Fast growth feeds, liquid feeds, genomic tools and breeding strategies were presented in the second shrimp session of the World Hatchery Forum. The forum focused on practical solutions for aquaculture hatchery managers.
Fast growth feeds
Jef Peeters, global shrimp hatchery and nursery products manager at BioMar, presented the latest results on BioMar’s Fast Growth Feeds strategy. It combines genetics, management and nutrition.
The first trials were presented in a webinar part of the 2021 series Trends in aquaculture hatcheries. A year later, an increasing number of hatcheries in Ecuador are using fast-growth feeds, Peeters said.
Apart from the faster growth, fast growth feeds lead to higher health performance, less fouling, higher molt frequencies and cleaner larvae. The robustness of PLs is higher with better performance in the salinity stress test. These results translate into shorter cycles and more cycles per year, a reduction in size variation, a higher PL price and a predictable production thanks to the higher resistance and survival to stress and diseases. Fast growth feeds also have an impact at the nursery and farm level with better growth and survival potential in nursery and grow-out.
For more details, watch the presentation here.
Microencapsulation technology is a technology of packaging solids or liquids that allows manufacturing particles in a range from 1-1,000 µm. Ricardo Cedeño, specialist in shrimp farms at Cargill, presented on how Cargill implemented the use of this technology in the formulation of liquid feeds for shrimp more than 25 years ago resulting in a stabilized, lipid-coated feed particle, embedded in a gel.
Microencapsulated liquid feeds eliminate leaching and increase feed availability. With liquid feeds, Ricardo said that the production processes are simplified since the number of feeds used is reduced. A traditional feed protocol involves up to 12 different diets for the entire cycle and with liquid feeds, it can be reduced to three.
Ricardo also presented some trial results showing improved water quality with decreased total ammonia, higher survival rates and increased weight when compared to traditional feeds. For more details on these trial results, watch Ricardo’s presentation here.

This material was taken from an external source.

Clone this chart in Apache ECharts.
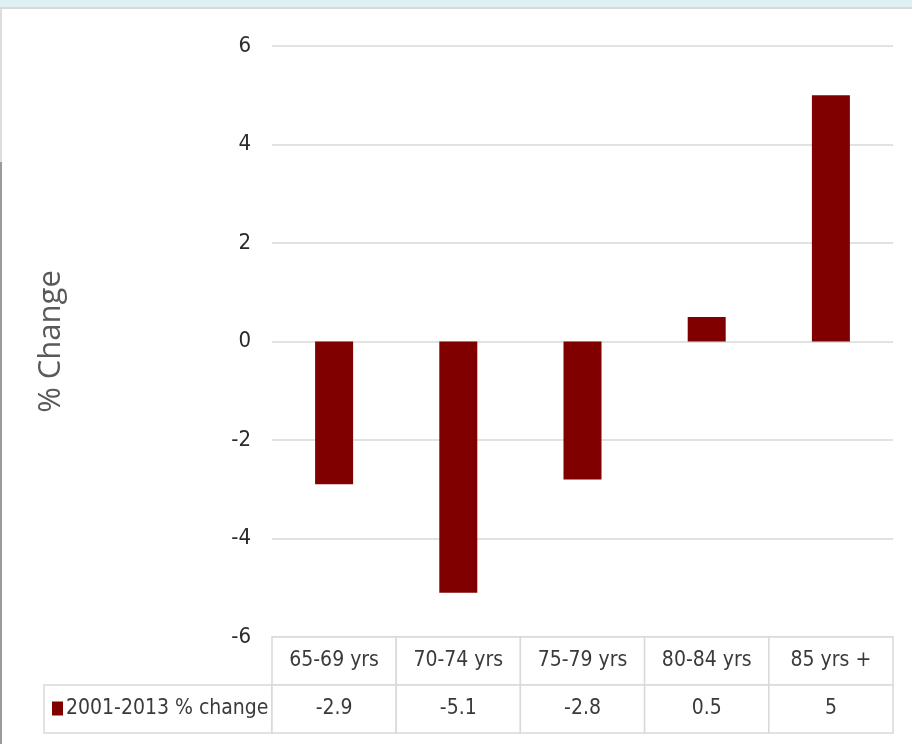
<!DOCTYPE html>
<html>
<head>
<meta charset="utf-8">
<script src="https://cdn.jsdelivr.net/npm/echarts@6/dist/echarts.min.js"></script>
<style>
  html, body { margin: 0; padding: 0; background: #ffffff; }
  #frame { position: relative; width: 912px; height: 744px; overflow: hidden; background: #ffffff; }
  #band { position: absolute; left: 0; top: 0; width: 912px; height: 7px; background: #dff0f5; border-bottom: 2px solid #d3dadc; }
  #edgeTop { position: absolute; left: 0; top: 9px; width: 2px; height: 153px; background: #dddddd; }
  #edgeLow { position: absolute; left: 0; top: 162px; width: 2px; height: 582px; background: #9a9a9a; }
  #chart { position: absolute; left: 0; top: 0; width: 912px; height: 744px; }
</style>
</head>
<body>
<div id="frame">
  <div id="chart"></div>
  <div id="band"></div>
  <div id="edgeTop"></div>
  <div id="edgeLow"></div>
</div>
<script>
// Age groups and the 2001-2013 percentage change for each
const categories = ['65-69 yrs', '70-74 yrs', '75-79 yrs', '80-84 yrs', '85 yrs +'];
const changeValues = [-2.9, -5.1, -2.8, 0.5, 5];
const seriesName = '2001-2013 % change';
const yTicks = { min: -6, max: 6, step: 2 };

const FONT = '"DejaVu Sans Condensed", "Liberation Sans", sans-serif';
const TEXT = '#3a3a3a';
const LINE = '#d9d9d9';
const BAR = '#800000';

// Data table cells: row 1 = category header, row 0 = values
const tableCells = [];
categories.forEach((c, i) => {
  tableCells.push([i, 1]);
  tableCells.push([i, 0]);
});

const chart = echarts.init(document.getElementById('chart'), null, { renderer: 'canvas' });

chart.setOption({
  animation: false,
  backgroundColor: 'transparent',
  grid: [
    { left: 272, top: 46, width: 621, height: 591 },
    { left: 272, top: 637, width: 621, height: 96 },
    { left: 44, top: 685, width: 228, height: 48, show: true, borderColor: LINE, borderWidth: 1.5, backgroundColor: 'transparent' }
  ],
  legend: {
    data: [seriesName],
    left: 52,
    top: 698,
    padding: 0,
    icon: 'rect',
    itemWidth: 11,
    itemHeight: 14,
    itemGap: 4,
    textStyle: { fontFamily: FONT, fontSize: 21, color: TEXT, padding: [0, 0, 0, -2] }
  },
  xAxis: [
    {
      type: 'category', gridIndex: 0, data: categories,
      axisLine: { show: false }, axisTick: { show: false }, axisLabel: { show: false },
      splitLine: { show: false }
    },
    {
      type: 'category', gridIndex: 1, data: categories,
      axisLine: { show: false }, axisTick: { show: false }, axisLabel: { show: false },
      splitLine: { show: false }
    },
    { type: 'value', gridIndex: 2, show: false }
  ],
  yAxis: [
    {
      type: 'value', gridIndex: 0,
      min: yTicks.min, max: yTicks.max, interval: yTicks.step,
      name: '% Change', nameLocation: 'middle', nameGap: 205,
      nameTextStyle: { fontFamily: '"Open Sans", "Noto Sans", sans-serif', fontSize: 31, color: '#595959' },
      axisLine: { show: false }, axisTick: { show: false },
      axisLabel: { fontFamily: FONT, fontSize: 22, color: '#2b2b2b', margin: 21 },
      splitLine: { lineStyle: { color: LINE, width: 1.5 } }
    },
    {
      type: 'category', gridIndex: 1, data: ['values', 'header'],
      show: false
    },
    { type: 'value', gridIndex: 2, show: false }
  ],
  series: [
    {
      name: seriesName,
      type: 'bar',
      xAxisIndex: 0, yAxisIndex: 0,
      data: changeValues,
      barWidth: 38,
      itemStyle: { color: BAR }
    },
    {
      name: 'table',
      type: 'custom',
      xAxisIndex: 1, yAxisIndex: 1,
      data: tableCells,
      silent: true,
      renderItem: function (params, api) {
        const xi = api.value(0);
        const yi = api.value(1);
        const center = api.coord([xi, yi]);
        const size = api.size([1, 1]);
        const text = yi === 1 ? categories[xi] : String(changeValues[xi]);
        return {
          type: 'group',
          children: [
            {
              type: 'rect',
              shape: { x: center[0] - size[0] / 2, y: center[1] - size[1] / 2, width: size[0], height: size[1] },
              style: { fill: '#ffffff', stroke: LINE, lineWidth: 1.5 }
            },
            {
              type: 'text',
              x: center[0], y: center[1],
              style: { text: text, fontFamily: FONT, fontSize: 21, fill: TEXT, align: 'center', verticalAlign: 'middle' }
            }
          ]
        };
      }
    }
  ]
});
</script>
</body>
</html>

Genomic tools to maximize shrimp efficiency
“Aquatic breeding programs need to be efficient and learn from terrestrial species to develop technologies in efficient ways,” said Alan Tinch, VP of Genetics at the Center for Aquaculture Technologies.
To build a shrimp breeding program, there are several tools available to make predictions on particular traits, inbreeding control, sib selection for selection of broodstock, etc. For the shrimp industry, the center developed AQUAArray HD vannamei, a comprehensive tool that helps understand the genetics of farmers’ shrimp population and can be used in a wide range of applications, from genetic diversity to marker discovery and genomic selection. The center brings together material from the main shrimp markets and developed a set of markers that can be used to characterize inbreeding and relatedness, parental assignment, GWAs and genome selection. They have been used in major shrimp-producing countries.
Watch Alan’s presentation here for more information on the center’s tools for shrimp breeding.
Breeding strategy for emergency needs in shrimp production
American Penaeid is one of the few genetics companies that has built its own genetics lab. Mitchell Lucas, lead geneticist for American Penaeid, presented the company’s breeding strategy to develop its commercial shrimp lines.
The company owns its own germoplasm and is able to supply animals. The lab allows the company to have organized genetics (families, lineages, etc.) and supply broad lineages (male and female pool) to the grow-out environment. Over the course of a few years, the company performs DNA sampling and selectively breeds them to produce stable parents.
One commercial product that has come out of this breeding strategy is its APIs Dragon Line.